* [TASK DESCRIPTION]
Copy the lines of the data below exactly, starting at the first and stopping after the line that contains "(664,800) .. (656,817);"; include no pictures.

• • • •

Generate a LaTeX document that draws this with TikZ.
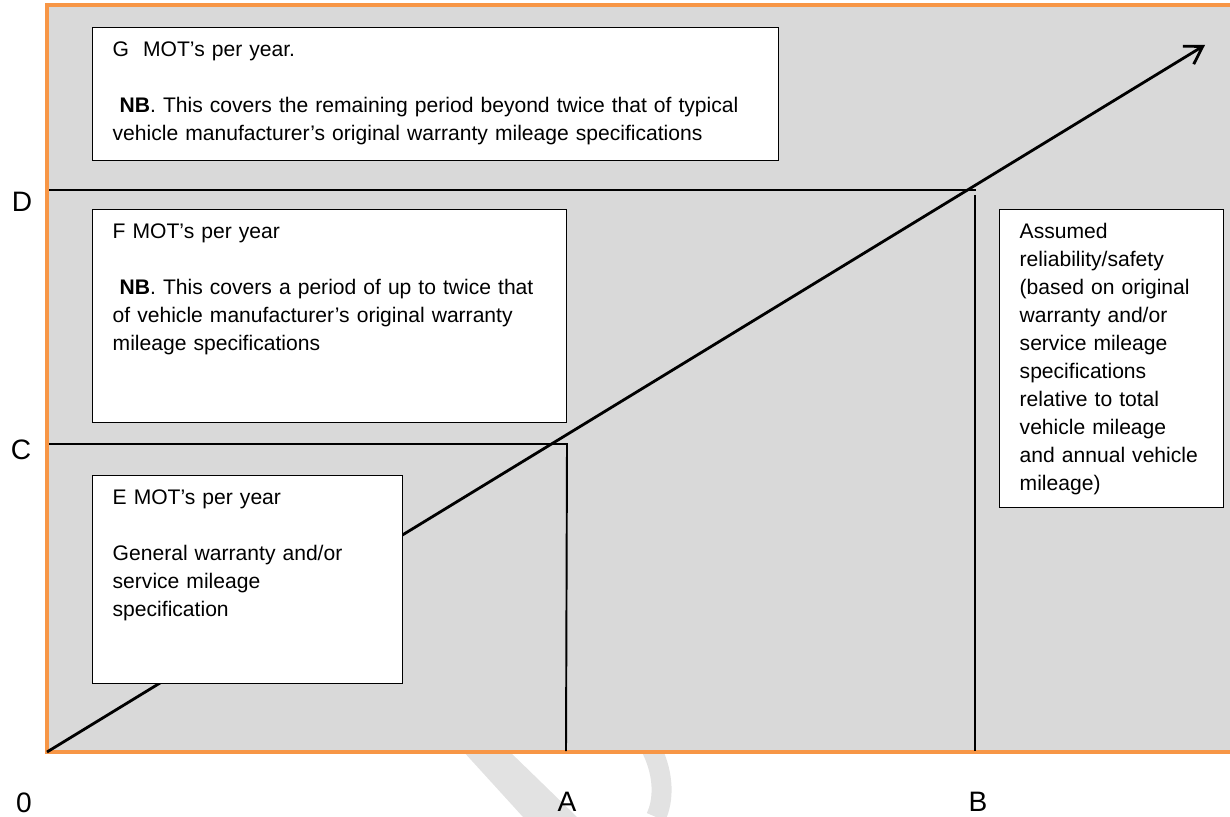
\documentclass[tikz,border=0pt]{standalone}
\usepackage{fontspec}
\setmainfont{Liberation Sans}
\usetikzlibrary{arrows.meta}

\definecolor{frameorange}{HTML}{F79646}
\definecolor{panelgrey}{HTML}{D9D9D9}
\definecolor{markgrey}{HTML}{E2E2E2}

\begin{document}
\begin{tikzpicture}[x=0.02cm,y=-0.02cm]
    \tikzstyle{edge}  = [line width=1.1pt,draw=black]
    \tikzstyle{dedge} = [line width=1.6pt,draw=black,
      -{Straight Barb[length=0.34cm,width=0.42cm,line width=1.6pt]}]
    \tikzstyle{frame} = [line width=2.4pt,draw=frameorange]
    \tikzstyle{note}=[
      draw=black,
      line width=0.8pt,
      fill=white,
      anchor=north west,
      align=left,
      inner xsep=0.4cm,
      inner ysep=0pt,
      text height=0.58cm,
      font=\fontsize{12pt}{15.9pt}\selectfont,
    ]
    \tikzstyle{axis}=[inner sep=0pt,font=\fontsize{16pt}{19pt}\selectfont]

    \useasboundingbox (0,0) rectangle (1230,817);

    % faint watermark pieces below the panel
    \fill[markgrey] (462,750) -- (508,750) -- (577,817) -- (523,817) -- cycle;
    \draw[markgrey,line width=0.4cm] (652,750) .. controls (664,775) and (664,800) .. (656,817);

    % panel
    \fill[panelgrey] (47,5) rectangle (1230,752);
    \draw[frame] (1230,5) -- (47,5) -- (47,752) -- (1230,752);

    \coordinate (o)  at (47,752);
    \coordinate (d0) at (49,190);
    \coordinate (d1) at (976,190);
    \coordinate (b0) at (975,195);
    \coordinate (b1) at (975,751);
    \coordinate (c0) at (49,444);
    \coordinate (c1) at (567,444);
    \coordinate (a1) at (566,751);
    \coordinate (tip) at (1205,45);

    \draw[edge] (d0)--(d1);
    \draw[edge] (b0)--(b1);
    \draw[edge] (c0)--(c1)--(a1);
    \draw[dedge] (o)--(tip);

    \node[note,text width=12.92cm,text depth=2.08cm] (g) at (92,27)
      {G\ \ MOT’s per year.\\[0.56cm]
       \ \textbf{NB}. This covers the remaining period beyond twice that of typical\\
       vehicle manufacturer’s original warranty mileage specifications};
    \node[note,text width=8.68cm,text depth=3.68cm] (f) at (92,209)
      {F MOT’s per year\\[0.56cm]
       \ \textbf{NB}. This covers a period of up to twice that\\
       of vehicle manufacturer’s original warranty\\
       mileage specifications};
    \node[note,text width=5.4cm,text depth=3.58cm] (e) at (92,475)
      {E MOT’s per year\\[0.56cm]
       General warranty and/or\\
       service mileage\\
       specification};
    \node[note,text width=3.68cm,text depth=5.38cm] (r) at (999,209)
      {Assumed\\
       reliability/safety\\
       (based on original\\
       warranty and/or\\
       service mileage\\
       specifications\\
       relative to total\\
       vehicle mileage\\
       and annual vehicle\\
       mileage)};

    \node[axis] (lD) at (22,202) {D};
    \node[axis] (lC) at (21,450) {C};
    \node[axis] (l0) at (24,803) {0};
    \node[axis] (lA) at (567,802) {A};
    \node[axis] (lB) at (978,802) {B};
\end{tikzpicture}
\end{document}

• • • •

* [SOLUTION]
Generate a LaTeX document that draws this with TikZ.
\documentclass[tikz,border=0pt]{standalone}
\usepackage{fontspec}
\setmainfont{Liberation Sans}
\usetikzlibrary{arrows.meta}

\definecolor{frameorange}{HTML}{F79646}
\definecolor{panelgrey}{HTML}{D9D9D9}
\definecolor{markgrey}{HTML}{E2E2E2}

\begin{document}
\begin{tikzpicture}[x=0.02cm,y=-0.02cm]
    \tikzstyle{edge}  = [line width=1.1pt,draw=black]
    \tikzstyle{dedge} = [line width=1.6pt,draw=black,
      -{Straight Barb[length=0.34cm,width=0.42cm,line width=1.6pt]}]
    \tikzstyle{frame} = [line width=2.4pt,draw=frameorange]
    \tikzstyle{note}=[
      draw=black,
      line width=0.8pt,
      fill=white,
      anchor=north west,
      align=left,
      inner xsep=0.4cm,
      inner ysep=0pt,
      text height=0.58cm,
      font=\fontsize{12pt}{15.9pt}\selectfont,
    ]
    \tikzstyle{axis}=[inner sep=0pt,font=\fontsize{16pt}{19pt}\selectfont]

    \useasboundingbox (0,0) rectangle (1230,817);

    % faint watermark pieces below the panel
    \fill[markgrey] (462,750) -- (508,750) -- (577,817) -- (523,817) -- cycle;
    \draw[markgrey,line width=0.4cm] (652,750) .. controls (664,775) and (664,800) .. (656,817);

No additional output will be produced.